Greetings to you in the name of our hope, Jesus the Christ. As the days grow darker and the colder weather kicks in now is the time we look to our hope in the form of a child born with promise. There was a time of waiting for the child to be born. Then, even after that moment of birth, there was more waiting. The lives of everyone all over the world did not dramatically flip upside down immediately! This is also the reality for our community working to counteract the forces of poverty and the forces of conflict around the world. Sometimes the relationships we cultivate take time to blossom, and we may not see someone escape poverty right away. The change in them, and in us, may be just a seed that does not sprout until many years later.
This is especially true for the Young Adult Volunteers (YAVs) who come to live next to us in Daejeon, Korea working with children and families amid the struggle with poverty. Alyson, a YAV from last year recently reflected on her year and wrote a story about one of the most meaningful aspects of her work. You can find the entire blog story here. She wrote:
“With a door shut in my face, kids laughing and yelling in Korean on the other side, the Korean volunteer who came with me that day looked at me hesitantly and said, ‘He said, ‘go home.’ He was very rude.’ One of the 12 students at the center, this small seven-year-old boy had not spoken to me much until this point. I could see the distrust in his eyes whenever I spoke to him.
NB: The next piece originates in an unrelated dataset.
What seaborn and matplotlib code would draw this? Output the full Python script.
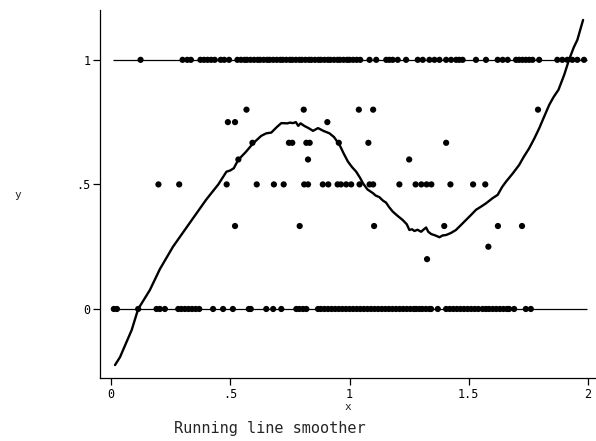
import matplotlib
matplotlib.use("Agg")
import matplotlib.pyplot as plt
import seaborn as sns
import pandas as pd

# y = 1 row
x_top = [0.124, 0.30, 0.32, 0.335, 0.375, 0.39, 0.405, 0.42, 0.435, 0.46, 0.475, 0.495,
         0.53, 0.545, 0.56, 0.57, 0.585, 0.60, 0.615, 0.625, 0.64, 0.655, 0.665, 0.68,
         0.695, 0.71, 0.72, 0.735, 0.75, 0.76, 0.775, 0.79, 0.80, 0.815, 0.83, 0.84,
         0.855, 0.87, 0.88, 0.895, 0.91, 0.92, 0.935, 0.95, 0.96, 0.975, 0.99, 1.00,
         1.015, 1.03, 1.045, 1.084, 1.112, 1.154, 1.167, 1.181, 1.202, 1.237, 1.286,
         1.307, 1.335, 1.356, 1.377, 1.405, 1.426, 1.447, 1.46, 1.474, 1.53, 1.572,
         1.621, 1.642, 1.663, 1.698, 1.711, 1.725, 1.739, 1.753, 1.767, 1.795, 1.871,
         1.892, 1.913, 1.934, 1.955, 1.983]

# y = 0 row
x_bot = [0.012, 0.025, 0.114, 0.191, 0.205, 0.226, 0.282, 0.295, 0.31, 0.325, 0.34,
         0.355, 0.37, 0.428, 0.47, 0.511, 0.578, 0.586, 0.651, 0.68, 0.714, 0.777,
         0.79, 0.805, 0.819, 0.868, 0.88, 0.895, 0.91, 0.925, 0.94, 0.955, 0.97,
         0.985, 1.0, 1.015, 1.03, 1.045, 1.06, 1.075, 1.09, 1.105, 1.12, 1.135, 1.15,
         1.165, 1.18, 1.195, 1.21, 1.225, 1.24, 1.255, 1.27, 1.279, 1.293, 1.305,
         1.32, 1.335, 1.342, 1.37, 1.405, 1.42, 1.435, 1.45, 1.465, 1.48, 1.495,
         1.51, 1.525, 1.54, 1.558, 1.572, 1.585, 1.6, 1.615, 1.63, 1.645, 1.66,
         1.669, 1.69, 1.739, 1.76]

# intermediate points
x_mid = [0.199, 0.286, 0.485, 0.49, 0.52, 0.52, 0.534, 0.568, 0.593, 0.611, 0.683,
         0.724, 0.746, 0.76, 0.791, 0.808, 0.81, 0.819, 0.826, 0.826, 0.833, 0.888,
         0.907, 0.911, 0.955, 0.95, 0.964, 0.986, 1.007, 1.039, 1.042, 1.079, 1.084,
         1.099, 1.099, 1.103, 1.209, 1.25, 1.277, 1.301, 1.323, 1.325, 1.343, 1.397,
         1.405, 1.423, 1.518, 1.569, 1.582, 1.622, 1.723, 1.79]
y_mid = [0.5, 0.5, 0.5, 0.75, 0.75, 0.333, 0.6, 0.8, 0.667, 0.5, 0.5,
         0.5, 0.667, 0.667, 0.333, 0.8, 0.5, 0.667, 0.6, 0.5, 0.667, 0.5,
         0.75, 0.5, 0.667, 0.5, 0.5, 0.5, 0.5, 0.8, 0.5, 0.667, 0.5,
         0.8, 0.5, 0.333, 0.5, 0.6, 0.5, 0.5, 0.5, 0.2, 0.5, 0.333,
         0.667, 0.5, 0.5, 0.5, 0.25, 0.333, 0.333, 0.8]

# running line smoother
x_smooth = [0.017, 0.038, 0.087, 0.114, 0.163, 0.205, 0.26, 0.324, 0.40, 0.45, 0.484,
            0.50, 0.515, 0.533, 0.565, 0.596, 0.63, 0.651, 0.672, 0.695, 0.714, 0.74,
            0.75, 0.763, 0.775, 0.785, 0.795, 0.81, 0.83, 0.847, 0.868, 0.89, 0.916,
            0.935, 0.958, 0.975, 0.993, 1.01, 1.028, 1.045, 1.056, 1.075, 1.098, 1.11,
            1.125, 1.14, 1.153, 1.165, 1.181, 1.20, 1.223, 1.24, 1.251, 1.262, 1.272,
            1.285, 1.3, 1.312, 1.321, 1.33, 1.342, 1.36, 1.377, 1.39, 1.405, 1.425,
            1.446, 1.465, 1.488, 1.51, 1.53, 1.55, 1.572, 1.6, 1.621, 1.64, 1.656,
            1.685, 1.711, 1.73, 1.753, 1.775, 1.795, 1.815, 1.837, 1.855, 1.876, 1.90,
            1.92, 1.94, 1.955, 1.979]
y_smooth = [-0.225, -0.193, -0.084, 0.0, 0.076, 0.16, 0.25, 0.337, 0.44, 0.50, 0.551,
            0.556, 0.565, 0.598, 0.63, 0.665, 0.695, 0.705, 0.708, 0.73, 0.746, 0.745,
            0.748, 0.746, 0.75, 0.735, 0.745, 0.735, 0.725, 0.715, 0.726, 0.715, 0.705,
            0.69, 0.659, 0.625, 0.592, 0.57, 0.551, 0.525, 0.505, 0.48, 0.465, 0.455,
            0.449, 0.435, 0.427, 0.41, 0.391, 0.375, 0.357, 0.34, 0.317, 0.32, 0.313,
            0.318, 0.31, 0.32, 0.327, 0.31, 0.301, 0.295, 0.288, 0.295, 0.297, 0.305,
            0.317, 0.335, 0.357, 0.378, 0.398, 0.41, 0.424, 0.445, 0.458, 0.49, 0.511,
            0.545, 0.578, 0.61, 0.645, 0.685, 0.725, 0.77, 0.819, 0.85, 0.88, 0.94,
            1.0, 1.05, 1.08, 1.16]

x_ticks = [0, 0.5, 1, 1.5, 2]
x_ticklabels = ["0", ".5", "1", "1.5", "2"]
y_ticks = [0, 0.5, 1]
y_ticklabels = ["0", ".5", "1"]

sns.set_style("ticks")
plt.rcParams["font.family"] = ["DejaVu Sans Mono", "DejaVu Sans"]

pts = pd.DataFrame({
    "x": x_top + x_bot + x_mid,
    "y": [1.0] * len(x_top) + [0.0] * len(x_bot) + y_mid,
})
smooth = pd.DataFrame({"x": x_smooth, "y": y_smooth})

fig = plt.figure(figsize=(5.96, 4.41), dpi=100)
ax = fig.add_axes([100 / 596, 1 - 378 / 441, 495 / 596, 368 / 441])

ax.hlines([0, 1], 0.008, 1.996, color="black", lw=0.9, zorder=1)
sns.scatterplot(data=pts, x="x", y="y", ax=ax, color="black", s=20,
                edgecolor="none", zorder=3, legend=False)
sns.lineplot(data=smooth, x="x", y="y", ax=ax, color="black", lw=1.7,
             sort=False, estimator=None, zorder=4)

ax.set_xlim(-0.046, 2.029)
ax.set_ylim(-0.277, 1.2)
ax.set_xticks(x_ticks)
ax.set_xticklabels(x_ticklabels)
ax.set_yticks(y_ticks)
ax.set_yticklabels(y_ticklabels)
ax.tick_params(axis="both", direction="out", length=5, width=0.9,
               labelsize=8.5, colors="black", pad=2)
for s in ["top", "right"]:
    ax.spines[s].set_visible(False)
for s in ["left", "bottom"]:
    ax.spines[s].set_linewidth(0.9)
    ax.spines[s].set_color("black")

ax.set_xlabel("x", fontsize=8, labelpad=1)
ax.set_ylabel("")
fig.text(18 / 596, 1 - 195 / 441, "y", fontsize=8, ha="center", va="center")
fig.text(270 / 596, 1 - 428 / 441, "Running line smoother", fontsize=11,
         ha="center", va="center")

fig.savefig("out.png", dpi=100)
This was weeks into my time at Gospel Happy Home School Children’s Center, and I wasn’t quite sure what to do with this student. He was rough and didn’t get along well with the other children. The older boys would bully him, but he also frequently tried intimidation tactics with kids he felt he could get away with. It was tempting to just say he was going to be a problem child and leave it at that. But my teachers assured me that it took time for him to warm up to people. He was very shy, and the things we did to show we cared were not lost on him. It would just take time.”
We always encourage the YAVs to avoid perpetuating the power dynamic of being the wealthy/powerful/intelligent ones coming from the West to fill the needs of poor/needy/uneducated Asians. We encourage them that even when they are leading activities that teach English language, they make this a tool toward building a relationship with their children so that everybody gets to know each other better. This cultivating a relationship is the purpose toward which all activities should lead. Alyson also tried a variety of activities, jokes, even sleight of hand tricks to build bridges her young boy. Alyson writes about having to hold on to even the faintest notion of cultivating a connection: “Eventually he spoke to me more – calling me ‘Ddong-lyson’ (which is like Poop-lyson instead of Alyson). I decided to take this name calling as optimistically as possible – after all he was talking to me. I kept at it, trying to include him in games whether he played or not.”
Little by little, working against poverty and against systems that perpetuate it, we must find ways to appreciate even the slightest hint of change. In the meantime, we simply continue to push toward a growing relationship as best we can. We often need to remind ourselves that, when truly working a Critical Global Issue like addressing the root causes of poverty, learning about those root causes and the people affected by them might not give us immediate gratitude or feel-good moments. Through this relationship, both the YAV and the children are transformed. This transformation eventually comes not in feeling good about “having done good works,” but in the expanded understanding of how our lives are connected all the way across the globe. We also find it in the expanded understanding of how decisions we make in the USA, for example for whom we voted, can have significant impact on the lives of Koreans depending on which policies our elected leaders enact.
Alyson eventually found her moment of a relationship breakthrough, as sleight as it was, just before she finished her year:
“By mid-year, this small boy, who slammed doors in my face and told me to go home was coming to me to play tag. Though he never stopped calling me ‘Ddonglyson,’ I can still hear him yelling, ‘Can you? Can you?’ his way of asking ‘Can you catch me?’ so I could run after him – always calling ‘Time!’ right before I caught him. It didn’t matter to me that he always “won.” I was delighted that we were playing.
“When the new school year started, he stopped coming to the center. I asked the teachers about him, and they said he wasn’t doing well academically and would be back later. I wasn’t sure I would see him again, and I wondered what was going on in his life. Sure enough though, months later as summer break started for the kids and a few weeks before my work at the center ended, I was relieved to see him show up again – spunky as ever and calling me ‘Ddonglyson’ again. I told him I missed him and he asked me to catch him again.”
We thank all of you for your continued support of our work with YAVs like Alyson and the new group that arrived last September. With your donations, prayers, and care packages we are even more encouraged to hold on to that sliver of hope as we continue to work and to wait for the transformation in the Christ Child to one day be fulfilled for all the earth. Let us continue to wait, pray, and work together.